Saint Michael’s College has established a prudently cautious but innovative and optimistic “culture of change” in these challenging times for colleges, the college’s president and its top trustee both said during their 2014 Opening Assembly talks in McCarthy Recital Hall on the afternoon of August 29 – Move-In Day for new students.
The whole community has appreciated the work of new Vice President for Enrollment and Marketing Sarah Kelly in bringing in a class of more than 600 new students, including transfers, bucking all expert predictions of hard times for colleges, particularly in the Northeast, said President Jack Neuhauser. “At a time when very few colleges had good fortune, we’re very grateful,” he said.
Yet strategically, Neuhauser still believes the college will do best to become modestly and temporarily smaller in coming years in order to increase selectivity, improve finances and optimally develop programs, before gradually returning to about the college’s current size. Simply larger classes will not assure financial strength for Saint Michael’s, he said, unless the discount rate for each student can be reduced substantially, since net tuition per student has remained flat or decreased for the past 8 years.
These are financially volatile times for all colleges, said William Gallagher, who is serving in his last of four years as Chair of the Board of Trustees. He and Neuhauser each addressed assembled faculty and staff, with the president noting that “some 31 individuals have joined us since we last convened at assembly.” Those new faculty and staff stood to be welcomed with applause. Neuhauser made special mention of the new Superior General for the Society of Saint Edmund, Fr. Steven Hornat.
Gallagher shared numbers from several important reports in recent months and years about the climate for colleges, showing pressures from growth even as revenue remains stifled by affordability concerns among families and steep competition for students driven by inescapable demographic statistics showing a sustained decline of 18-year old prospects. One in 10 colleges is in acute financial distress, he said.
“The best survivors adapt to change in this atmosphere,” Gallagher said, and Saint Michael’s has shown adaptability as with this past summer’s Accelerated Summer College, “a risky investment and creative initiative” that was “an exciting test of a model using online resources while maintaining a vision for faculty mentoring” – to quote the words of Vice President for Academic Affairs Karen Talentino.

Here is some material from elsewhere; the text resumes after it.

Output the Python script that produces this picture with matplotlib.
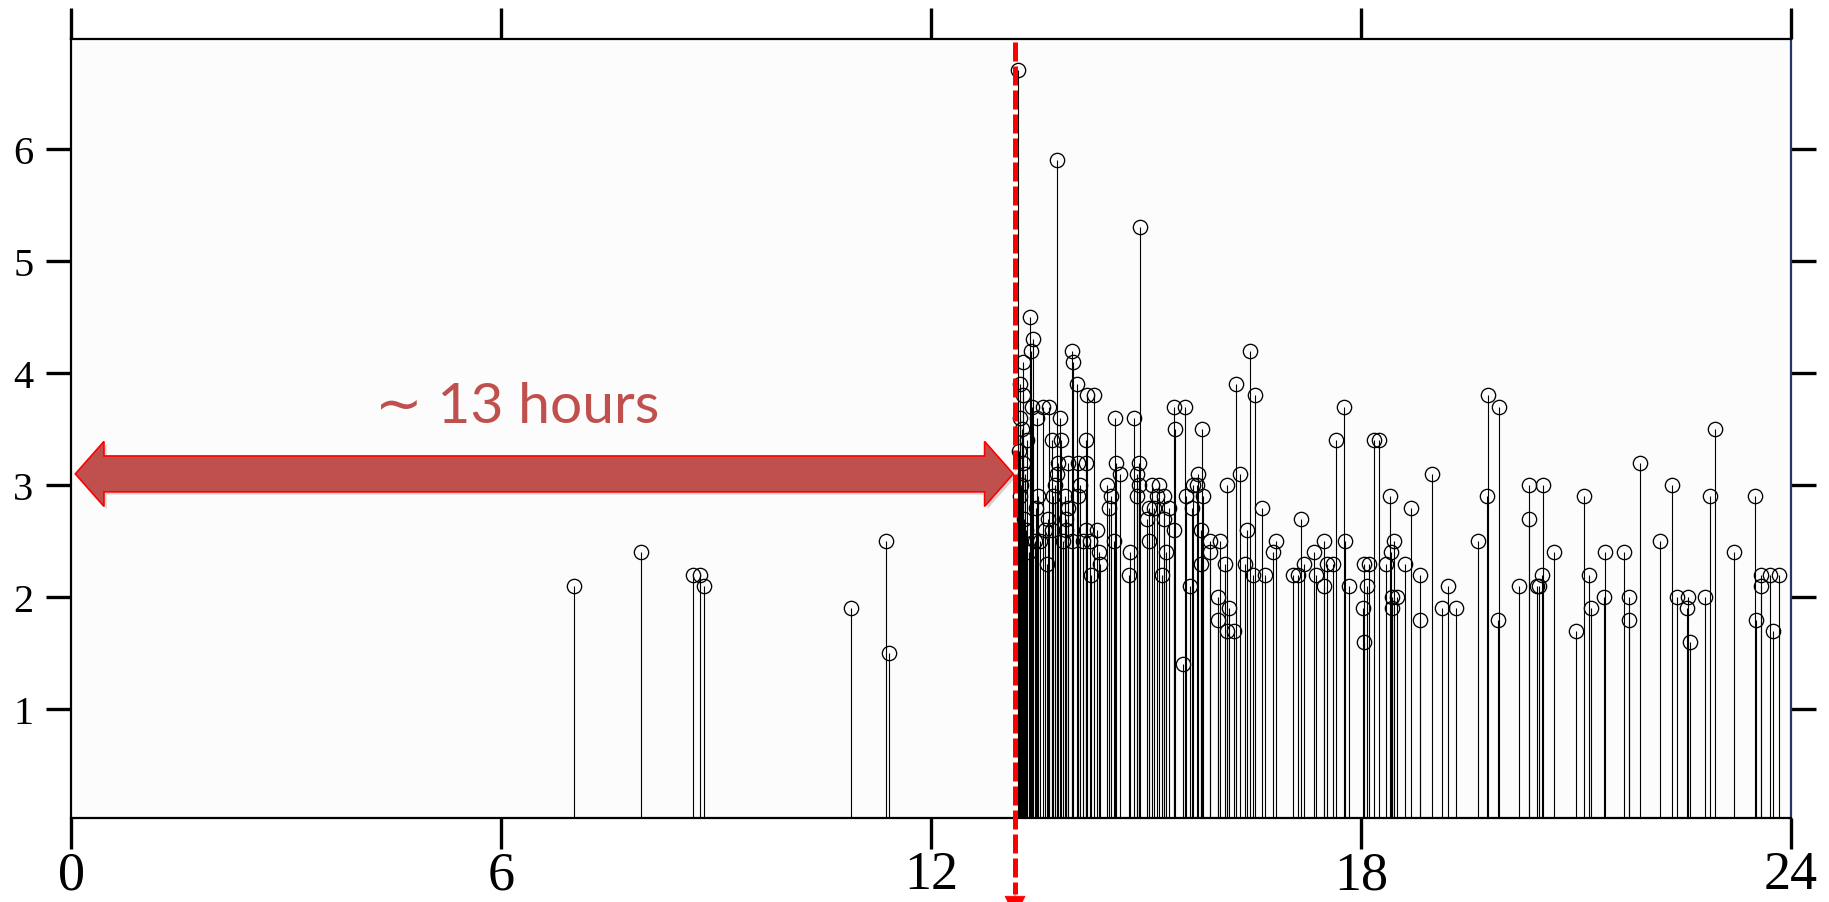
import matplotlib
matplotlib.use("Agg")
import matplotlib.pyplot as plt
from matplotlib.patches import Polygon
from matplotlib import patheffects
from matplotlib.transforms import blended_transform_factory

# Event times (hours) and magnitudes
hours = [
    7.02, 7.96, 8.68, 8.78, 8.84, 10.88, 11.38, 11.41,
    13.21, 13.23, 13.24, 13.25, 13.25, 13.26, 13.27, 13.28, 13.28, 13.29,
    13.30, 13.31, 13.33, 13.34, 13.37,
    13.38, 13.40, 13.41, 13.43, 13.45, 13.47, 13.48, 13.49, 13.52, 13.57,
    13.60, 13.62, 13.63, 13.65, 13.69, 13.69, 13.71, 13.73, 13.76, 13.76,
    13.78, 13.80, 13.82, 13.85, 13.87, 13.89, 13.89, 13.92, 13.92, 13.97,
    13.97, 13.99, 14.04, 14.06, 14.06, 14.08, 14.13, 14.17, 14.17, 14.17,
    14.18, 14.22, 14.24, 14.28, 14.32, 14.35, 14.36, 14.46, 14.48, 14.52,
    14.56, 14.57, 14.59, 14.64, 14.77, 14.78, 14.83, 14.88, 14.88, 14.90,
    14.91, 14.92, 15.01, 15.04, 15.04, 15.08, 15.12, 15.15, 15.19, 15.22,
    15.25, 15.25, 15.28, 15.32, 15.39, 15.39, 15.41, 15.52, 15.54, 15.56,
    15.61, 15.64, 15.66, 15.71, 15.73, 15.77, 15.77, 15.79, 15.80, 15.89,
    15.90, 16.01, 16.01, 16.04, 16.11, 16.14, 16.14, 16.16, 16.23, 16.26,
    16.32, 16.38, 16.41, 16.45, 16.50, 16.53, 16.62, 16.67, 16.77, 16.82,
    17.06, 17.13, 17.16, 17.21, 17.35, 17.37, 17.48, 17.49, 17.53, 17.61,
    17.65, 17.76, 17.78, 17.84, 18.03, 18.04, 18.05, 18.09, 18.11, 18.18,
    18.25, 18.35, 18.41, 18.42, 18.43, 18.44, 18.47, 18.51, 18.62, 18.70,
    18.83, 18.83, 19.00, 19.14, 19.22, 19.33, 19.63, 19.76, 19.77, 19.91,
    19.93, 20.21, 20.35, 20.35, 20.46, 20.49, 20.53, 20.55, 20.70, 21.00,
    21.11, 21.19, 21.21, 21.39, 21.41, 21.67, 21.74, 21.75, 21.90, 22.18,
    22.34, 22.42, 22.55, 22.56, 22.60, 22.81, 22.87, 22.94, 23.21, 23.50,
    23.52, 23.58, 23.58, 23.71, 23.75, 23.84,
]
magnitudes = [
    2.1, 2.4, 2.2, 2.2, 2.1, 1.9, 2.5, 1.5,
    6.7, 3.3, 2.9, 3.9, 3.6, 3.0, 3.5, 4.1, 3.8, 3.2,
    2.7, 3.1, 2.6, 3.4, 2.4,
    4.5, 4.2, 3.7, 4.3, 2.5, 2.8, 3.6, 2.9, 2.5, 3.7,
    2.6, 2.3, 2.7, 3.7, 3.4, 2.6, 2.9, 3.0, 3.1, 5.9,
    3.2, 3.6, 3.4, 2.5, 2.9, 2.7, 2.6, 3.2, 2.8, 4.2,
    2.5, 4.1, 3.9, 3.2, 2.9, 3.0, 2.5, 3.4, 3.2, 2.6,
    3.8, 2.5, 2.2, 3.8, 2.6, 2.4, 2.3, 3.0, 2.8, 2.9,
    2.5, 3.6, 3.2, 3.1, 2.2, 2.4, 3.6, 3.1, 2.9, 3.0,
    3.2, 5.3, 2.7, 2.8, 2.5, 3.0, 2.8, 2.9, 3.0, 2.2,
    2.9, 2.7, 2.4, 2.8, 3.7, 2.6, 3.5, 1.4, 3.7, 2.9,
    2.1, 2.8, 3.0, 3.0, 3.1, 2.6, 2.3, 3.5, 2.9, 2.4,
    2.5, 2.0, 1.8, 2.5, 2.3, 3.0, 1.7, 1.9, 1.7, 3.9,
    3.1, 2.3, 2.6, 4.2, 2.2, 3.8, 2.8, 2.2, 2.4, 2.5,
    2.2, 2.2, 2.7, 2.3, 2.4, 2.2, 2.1, 2.5, 2.3, 2.3,
    3.4, 3.7, 2.5, 2.1, 1.9, 2.3, 1.6, 2.1, 2.3, 3.4,
    3.4, 2.3, 2.9, 2.4, 2.0, 1.9, 2.5, 2.0, 2.3, 2.8,
    2.2, 1.8, 3.1, 1.9, 2.1, 1.9, 2.5, 2.9, 3.8, 1.8,
    3.7, 2.1, 3.0, 2.7, 2.1, 2.1, 2.2, 3.0, 2.4, 1.7,
    2.9, 2.2, 1.9, 2.0, 2.4, 2.4, 1.8, 2.0, 3.2, 2.5,
    3.0, 2.0, 1.9, 2.0, 1.6, 2.0, 2.9, 3.5, 2.4, 2.9,
    1.8, 2.2, 2.1, 2.2, 1.7, 2.2,
]

x_ticks = [0, 6, 12, 18, 24]
y_ticks = [1, 2, 3, 4, 5, 6]

# Onset of the sequence and the quiet-interval annotation
onset_hour = 13.175
span_start, span_end, span_level = 0.06, 13.15, 3.10
span_label = "\u223c 13 hours"
label_hour, label_level = 6.22, 3.56

W, H = 1829, 903
fig = plt.figure(figsize=(W / 100, H / 100), dpi=100)
fig.patch.set_facecolor("white")
ax = fig.add_axes([71 / W, 1 - 819 / H, (1790.7 - 71) / W, (819 - 40) / H])
ax.set_facecolor("#fcfcfc")
ax.set_xlim(0, 24)
ax.set_ylim(0.03, 6.98)

# Stems and open circle heads
ax.vlines(hours, 0, magnitudes, colors="black", linewidth=0.8, zorder=2)
ax.plot(hours, magnitudes, linestyle="none", marker="o", markersize=10.3,
        markerfacecolor="none", markeredgecolor="black", markeredgewidth=0.95,
        zorder=3)

# Axes frame and ticks
for side in ("left", "top", "bottom"):
    ax.spines[side].set_linewidth(1.6)
    ax.spines[side].set_color("black")
ax.spines["right"].set_linewidth(1.6)
ax.spines["right"].set_color("#27336b")

serif = "Liberation Serif"
ax.set_xticks(x_ticks)
ax.set_yticks(y_ticks)
ax.set_xticklabels([str(t) for t in x_ticks], fontfamily=serif, fontsize=39)
ax.set_yticklabels([str(t) for t in y_ticks], fontfamily=serif, fontsize=29)
ax.tick_params(axis="x", direction="out", length=22, width=2.4,
               top=True, bottom=True, labeltop=False, pad=1, color="black")
ax.tick_params(axis="y", direction="out", length=18, width=2.4,
               left=True, right=True, labelright=False, pad=9, color="black")

# Double-headed span arrow
hl, hh, sh = 0.40, 0.29, 0.16
verts = [
    (span_start, span_level),
    (span_start + hl, span_level + hh),
    (span_start + hl, span_level + sh),
    (span_end - hl, span_level + sh),
    (span_end - hl, span_level + hh),
    (span_end, span_level),
    (span_end - hl, span_level - hh),
    (span_end - hl, span_level - sh),
    (span_start + hl, span_level - sh),
    (span_start + hl, span_level - hh),
]
arrow = Polygon(verts, closed=True, facecolor="#c0504d", edgecolor="#ff0000",
                linewidth=1.2, zorder=5, clip_on=False)
arrow.set_path_effects([
    patheffects.SimplePatchShadow(offset=(2, -2), shadow_rgbFace="#888888", alpha=0.35),
    patheffects.Normal(),
])
ax.add_patch(arrow)

ax.text(label_hour, label_level, span_label, color="#c0504d",
        fontsize=41, family=["Lato", "DejaVu Sans"], ha="center",
        va="baseline", zorder=6)

# Dashed onset marker running past the axis, ending in an arrow head
trans = blended_transform_factory(ax.transData, fig.transFigure)
y_top = 1 - 43 / H
y_head = 1 - 895 / H
ax.plot([onset_hour, onset_hour], [y_top, y_head], transform=trans,
        color="#ff0000", linewidth=3.6, dashes=(3.8, 1.0),
        solid_capstyle="butt", dash_capstyle="butt", clip_on=False, zorder=7)
ax.annotate("", xy=(onset_hour, 1 - 918 / H), xycoords=("data", "figure fraction"),
            xytext=(onset_hour, y_head + 0.001), textcoords=("data", "figure fraction"),
            arrowprops=dict(arrowstyle="-|>,head_length=0.6,head_width=0.3",
                            color="#ff0000", lw=0.5, shrinkA=0, shrinkB=0,
                            mutation_scale=24),
            annotation_clip=False, zorder=7)

fig.savefig("out.png", dpi=100, facecolor="white")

“We’ve shown willingness to do what’s needed,” he said, through purposeful and enhanced practices in admissions, including greater faculty participation in admissions recruiting, which he lauded. He also made special note of efforts from cabinet leaders to improve energy efficiency with a big investment in lighting improvements in major buildings. Gallagher said he also was excited to report that, pending receipt of state certification, “We will be installing a 150-kilowatt solar field on land across Route 15 that will be operational by year’s end.”
He further said that the expansion and regular use of St. Anne’s Shrine in Isle LaMotte, enhancements of the Study Abroad Office, along with greater supports for international students, a better Learning Management System for students and professors to use in classes and the creation of a new position to recruit veterans funded by alumni donations were all examples of the college’s vibrant “culture of change” even while preserving “core values” amid fiscal prudence, including a now “stable” Moody’s credit rating for Saint Michael’s. “We’re first and foremost a service organization,” Gallagher said.
President Neuhauser began his remarks by praising the Facilities Department for the painting, repairing and patching they have done all summer to make campus look so beautiful, including complete repair of fire-damaged townhouses from last year and the beginnings of a new organic garden down the bank from the presidential residence and observatory. Also repaired this summer was a Colchester sewage main line that ruptured as commencement began last spring, requiring lots of digging and noisy work this summer -- but it’s done, he said.
He noted the college is “well launched on a process to make us a tobacco-free campus this year” but more planning and training is still needed. Other important initiatives are a new diversity initiative sponsored by the Burlington Community and Economic Development Office, and emergency preparedness training for more administrators and staff to “mitigate risk in many domains.”
This year also will bring the start of a new strategic plan as the cycle ends from the last one with essentially all its goals realized. He wants the new process to look different this time, with 5 to 7 small groups of individuals -- maybe 3 to 5 members each -- tackling “less expansive, more focused projects” rather than “one large grand plan with many committees.” The groups will be populated by representatives or constituencies most affected by each given area: curriculum, enrollment, student life, mission, faculty development, etc...
Despite this year’s large class, Neuhauser said, he still thinks “modest and temporary reduction in size will be good for the college.” He said the college’s long- term health depends fundamentally on its academic reputation among families and students, which can be driven by greater selectivity in admissions. Smaller classes allow that, and also allow greater economic, geographic and ethnic diversity that are key goals for the college.
“We need and deserve to be optimistic and adhere strongly to the centrality of liberal arts in all we do,” he said, noting that undertaking a strategy of shrinking the college could “easily give rise to frenetic dysfunction” otherwise. “The cautious part is easy,’ he said. “That hard part is to set our dreams on a high mark that will ultimately cause us to flourish” in every way.
The president said his “honest assessment is that our future is very bright thanks to the people in this room.” That’s important considering that “We help determine the future of 2,000 young people each and every year,” he said.